La plupart des morts sont par exemple amenées de façon brutale et anti-spectaculaire, donnant parfois l’impression d’être insignifiantes. Mais les fantômes continuent par la suite de planer sur le récit, quand ils n’apparaissent pas dans les visions des meurtriers incapables de tourner complètement le dos à la culpabilité. Ces disparitions deviennent donc un véritable crève-cœur pour le spectateur.

Les Soprano
Les Soprano © HBO

Une grande famille

La richesse d’écriture des Soprano passe aussi par ses nuances et ses ambivalences. Malgré ses actes monstrueux, il est quasiment impossible de ne pas s’attacher profondément à Tony Soprano, tout en redoutant ses accès de cruauté. Il en va de même pour Silvio, Paulie ainsi que Christopher, magnifique figure tragique constamment rattrapée par ses démons, tour à tour pathétique et charismatique.

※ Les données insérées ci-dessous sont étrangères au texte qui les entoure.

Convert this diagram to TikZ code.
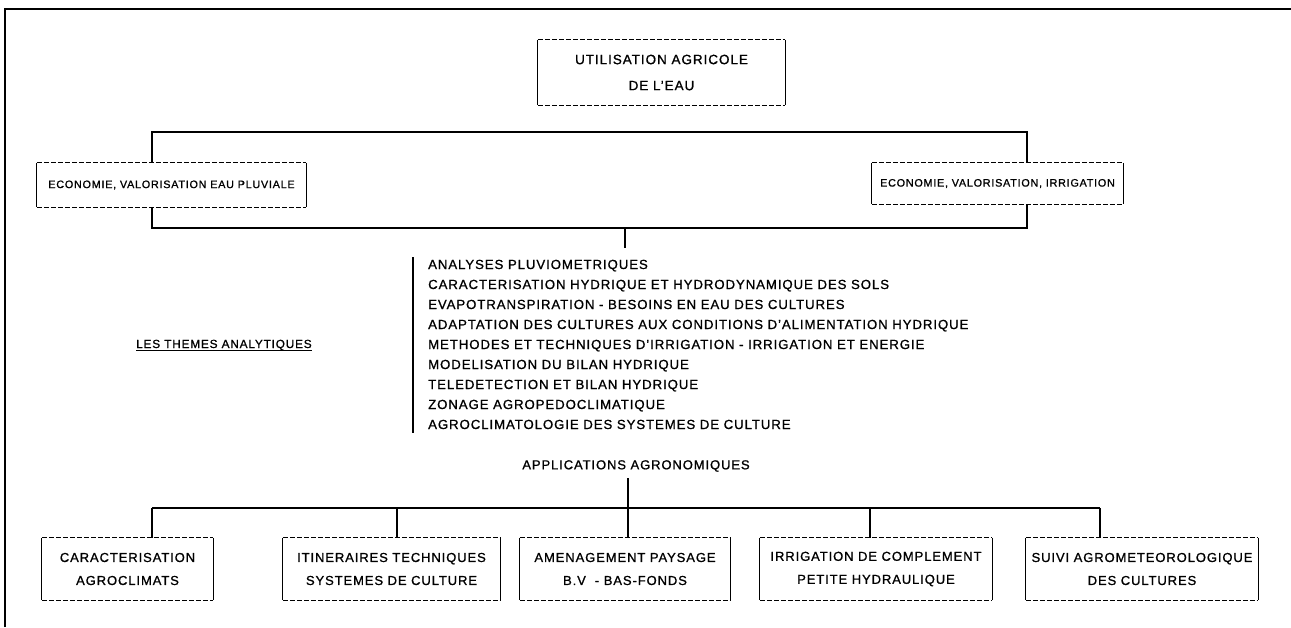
\documentclass[tikz,border=0pt]{standalone}
\usepackage{fontspec}
\setmainfont{Liberation Sans}[LetterSpace=7,FakeBold=1]
\newcommand\dashframe[1]{%
  \draw[hdash] (#1.north west) -- (#1.north east) (#1.south west) -- (#1.south east);
  \draw[vside] (#1.north west) -- (#1.south west) (#1.north east) -- (#1.south east);}
\begin{document}
\begin{tikzpicture}[x=1pt,y=-1pt,
  hdash/.style={line width=1.2pt,dash pattern=on 5pt off 2pt},
  vside/.style={line width=1.3pt},
  conn/.style={line width=1.3pt},
  frame/.style={line width=1.6pt},
  bx/.style={inner sep=0pt,align=center,font=\fontsize{13}{23}\selectfont},
  ubx/.style={inner sep=0pt,align=center,font=\fontsize{10.8}{14}\selectfont},
  item/.style={inner sep=0pt,anchor=base west,font=\fontsize{13.2}{15}\selectfont},
  lbl/.style={inner sep=0pt,font=\fontsize{13}{15}\selectfont}]
\useasboundingbox (0,0) rectangle (1291,627);
% frame
\coordinate (f1) at (5,627);
\coordinate (f2) at (5,9);
\coordinate (f3) at (1291,9);
\draw[frame] (f1) -- (f2) -- (f3);
% top
\node[bx,minimum width=247pt,minimum height=65pt,font=\fontsize{13.5}{26}\selectfont] (top) at (661.5,72.5) {UTILISATION AGRICOLE\\DE L'EAU};
\dashframe{top}
% second level
\node[ubx,minimum width=269pt,minimum height=44pt] (eco1) at (171.5,185) {ECONOMIE, VALORISATION EAU PLUVIALE};
\node[ubx,minimum width=251pt,minimum height=41pt] (eco2) at (997.5,183.5) {ECONOMIE, VALORISATION, IRRIGATION};
\dashframe{eco1}
\dashframe{eco2}
\coordinate (ul) at (152,132);
\coordinate (ur) at (1027,132);
\coordinate (ll) at (152,228);
\coordinate (lr) at (1027,228);
\coordinate (lc) at (625,228);
\coordinate (lcb) at (625,248);
\draw[conn] (eco1.north -| ul) -- (ul) -- (ur) -- (eco2.north -| ur);
\draw[conn] (eco1.south -| ll) -- (ll) -- (lr) -- (eco2.south -| lr);
\draw[conn] (lc) -- (lcb);
% list
\coordinate (bt) at (413,257);
\coordinate (bb) at (413,433);
\draw[line width=1.8pt] (bt) -- (bb);
\node[item] (t1) at (428,269) {ANALYSES PLUVIOMETRIQUES};
\node[item] (t2) at (428,289) {CARACTERISATION HYDRIQUE ET HYDRODYNAMIQUE DES SOLS};
\node[item] (t3) at (428,309) {EVAPOTRANSPIRATION - BESOINS EN EAU DES CULTURES};
\node[item] (t4) at (428,329) {ADAPTATION DES CULTURES AUX CONDITIONS D'ALIMENTATION HYDRIQUE};
\node[item] (t5) at (428,349) {METHODES ET TECHNIQUES D'IRRIGATION - IRRIGATION ET ENERGIE};
\node[item] (t6) at (428,369) {MODELISATION DU BILAN HYDRIQUE};
\node[item] (t7) at (428,389) {TELEDETECTION ET BILAN HYDRIQUE};
\node[item] (t8) at (428,409) {ZONAGE AGROPEDOCLIMATIQUE};
\node[item] (t9) at (428,429) {AGROCLIMATOLOGIE DES SYSTEMES DE CULTURE};
% themes label
\node[lbl,anchor=base west,font=\fontsize{11.8}{15}\selectfont] (themes) at (136,348) {LES THEMES ANALYTIQUES};
\draw[line width=1.1pt] ([yshift=-2.5pt]themes.base west) -- ([yshift=-2.5pt]themes.base east);
% applications
\node[lbl] (app) at (636,466) {APPLICATIONS AGRONOMIQUES};
\coordinate (at) at (628,478);
\coordinate (b1) at (152,508);
\coordinate (b2) at (397,508);
\coordinate (b3) at (628,508);
\coordinate (b4) at (870,508);
\coordinate (b5) at (1100,508);
\draw[conn] (at) -- (b3);
\draw[conn] (b1) -- (b5);
\node[bx,minimum width=171pt,minimum height=62pt] (c1) at (127.5,569) {CARACTERISATION\\AGROCLIMATS};
\node[bx,minimum width=217pt,minimum height=62pt] (c2) at (391.5,569) {ITINERAIRES TECHNIQUES\\SYSTEMES DE CULTURE};
\node[bx,minimum width=210pt,minimum height=62pt] (c3) at (625,569) {AMENAGEMENT PAYSAGE\\B.V\ \ - BAS-FONDS};
\node[bx,minimum width=232pt,minimum height=62pt] (c4) at (876,569) {IRRIGATION DE COMPLEMENT\\PETITE HYDRAULIQUE};
\node[bx,minimum width=232pt,minimum height=62pt] (c5) at (1142,569) {SUIVI AGROMETEOROLOGIQUE\\DES CULTURES};
\foreach \i in {1,...,5} {\dashframe{c\i}}
\draw[conn] (b1) -- (b1 |- c1.north);
\draw[conn] (b2) -- (b2 |- c2.north);
\draw[conn] (b3) -- (b3 |- c3.north);
\draw[conn] (b4) -- (b4 |- c4.north);
\draw[conn] (b5) -- (b5 |- c5.north);
\end{tikzpicture}
\end{document}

Les Soprano est évidemment une histoire de gangsters. Pour autant, chaque spectateur peut se retrouver dans cette grande famille dysfonctionnelle. Difficulté à tuer le père, incapacité à comprendre ses enfants, sentiment de nostalgie à l’égard d’une époque inconnue, peur d’un avenir résolument sombre et incertain… Les thématiques et sentiments universels contribuent à en faire une œuvre colossale, réussissant à ne jamais tomber dans la psychanalyse ou le symbolisme bas de plafond.

Outre l’incroyable casting principal, la grande famille des Soprano est également composée de seconds rôles prestigieux. Robert Patrick, Joe Pantoliano et Julianna Margulies viennent ainsi l’agrandir. Certains, à l’image de Steve Buscemi ou du cinéaste Peter Bogdanovich, profitent même de l’occasion pour réaliser un ou plusieurs épisodes.

Une histoire de l’Amérique

Allant quotidiennement chercher son journal en bas de l’allée de sa propriété avant d’ouvrir mécaniquement la porte d’un frigo constamment rempli, Tony Soprano représente une certaine idée de l’opulence, et la fin d’une époque.

Deux ans après la diffusion du premier épisode, les attentats du 11 septembre 2001 plongent les Etats-Unis dans l’effroi. Ces événements et leurs conséquences marquent durablement la série et impactent son évolution. Les Soprano se sert de l’actualité pour nourrir ses personnages et leurs névroses. Contrairement à sa mère et son père, le jeune Anthony s’interroge par exemple sur les problématiques environnementales grandissantes, tiraillé entre l’aisance et la nécessité de changer. Meadow confronte quant à elle ses parents à leur racisme et leur homophobie.

Dans la sixième et dernière saison, la mort de la mafia italo-américaine, dont les revenus sont en partie plombés par la gentrification, se fait clairement ressentir. Tony et ses partenaires ne sont plus que les dinosaures d’un temps révolu. Ils tentent désespérément de se raccrocher à un présent qui les a déjà rayés de la carte. La vieillesse prend le pas et il est désormais évident que le XXIe siècle ne sera pas le leur.

En se penchant sur deux générations de gangsters et sur la communauté italo-américaine vivant en autarcie dans le New Jersey, David Chase parvient à mettre en lumière les bouleversements d’un pays. Près de quinze ans après la fin de la série, c’est dans le passé que Les Soprano a trouvé refuge avec le préquel Many Saints of Newark (retrouvez ici et nos interviews de Ray Liotta et d'Alessandro Nivola). Un sursis pour ces dinosaures, quoi qu’il en soit immortels.